How Much Mold Exposure is Harmful?

Besides being unpleasant to look at, any amount of mold exposure is not safe for you and your pets. Mold itself is not dangerous but it releases toxic substances in form of spores that circulate in the air. When these spores encounter the skin or other parts of your body, this is referred to as mold exposure.

The degree of mold exposure is definite and is different in distinct individuals, depending on their sensitivity to allergens. Allergic people are more at risk of being harmed by mold exposure than those who are not allergic. However, non-allergic people can also become allergic due to prolonged mold exposure. This article examines the levels of mold exposure that may be harmful to your health.

Mold Exposure and Its Effects

Mold is a type of a fungus that grows in humid and warm environments. It mostly grows in areas that are deprived of proper sunlight and air circulation. Examples of these areas are along bathroom walls, kitchen floors and other places with moisture from leaking pipes. Mold reproduces by means of spores that are released into the air.

The spores can remain dormant if the favorable conditions do not exist in that particular area. As a result, the mold also remains dormant and almost turns black, what is usually known as black mold. In this state, the spores are not actively growing. They return to their active growth when there are favorable conditions. In this dormant state, the mold and the spores are not harmful to your health. At this stage, the only problem with the mold is being unsightly and the damaging effects it causes on the structures on which it is attached. However, it is still important to get rid of it because when there are favorable conditions, the mold will negatively affect your health.

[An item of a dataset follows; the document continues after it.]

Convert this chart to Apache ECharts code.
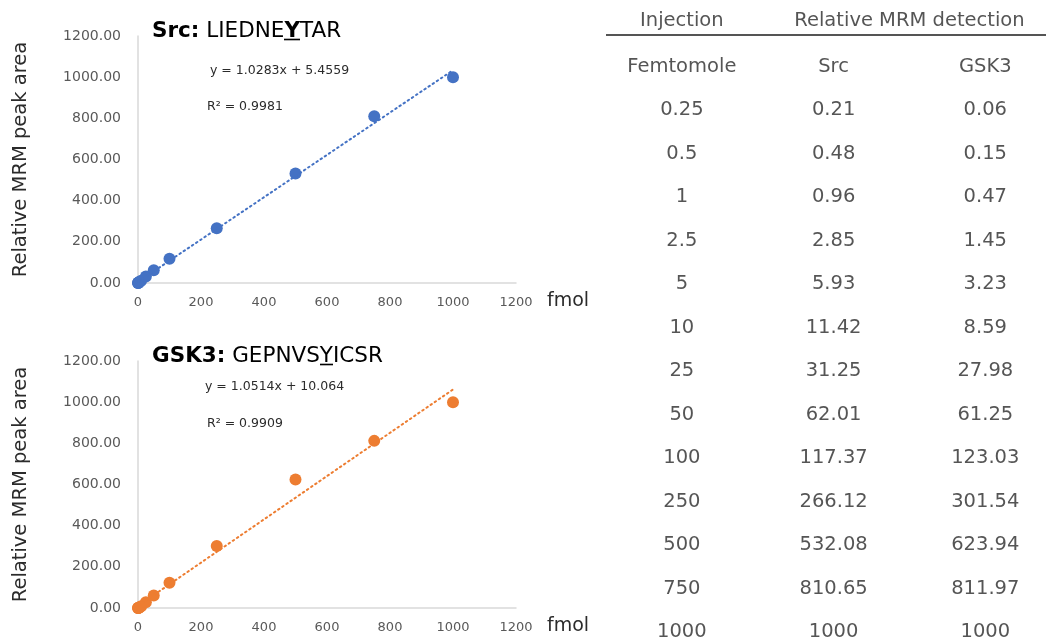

Different Levels of Mold Exposure

  • Mild exposure

In this level, the effects of mold exposure are not that serious. Mild exposure mainly occurs when non-allergic people are exposed to little amounts of mold. Individuals can be exposed when they are weeding their backyard, working in the kitchen gardens, or doing other activities that might cause exposure. Mold that causes mild exposure could be growing on wooden materials, walls, and other structures or even in moist areas below leaking taps. For sensitive individuals, mold exposure can cause stiffness in the nose, irritable eyes, sneezing, skin irritation, coughing and sometimes wheezing.

  • Severe Exposure

Severe exposure happens when an allergic or an individual sensitive to mold comes into constant contact with mold for a long period. In the year 2004, the Institute of Medicine (IOM) found enough evidence to link indoor mold exposure to respiratory problems within the upper tract system in people who are allergic and sensitive to mold. Such problems include coughing, wheezing, and other allergic reactions.

Healthy children were also found to develop shortness of breath and respiratory illnesses and asthma in susceptible people when exposed to damp indoor environments. However, there was no substantial evidence to link mold exposure with adverse effects such as acute idiopathic pulmonary hemorrhage among infants, memory loss, or lethargy.

Other studies have found a potential link of mold exposure to development of asthma in children who are more likely prone to genetic asthma. Studies also show that eliminating housing conditions can reduce asthma and respiratory allergies. Therefore, they recommend more in-depth studies done to substantiate these findings. Effects of mold exposure can go from mild to severe depending on one person to the other. It is severe in infants, children, and people who have a low immunity to diseases.

Mold growth can be overcome by improving air circulation in your house, using domestic chemicals like vinegar, alcohol and hydrogen peroxide, dehumidifying the house and repairing leaking pipes.

The danger of mold exposure differs from one person to the next. It depends on your immune system, because the lower the immunity, the more susceptible you are to mold exposure. People with low immunity to diseases tend to be allergic. They are thus more affected by mold exposure, compared to people who are not allergic. On the other hand, people that have a higher immunity to diseases tend to less allergic. As a result, they are least affected by mold exposure. However, this does not mean that healthy people do not get affected; they can even develop allergies that they did not have before. It is therefore advisable not to ignore mold presence in your home because this could make you sick.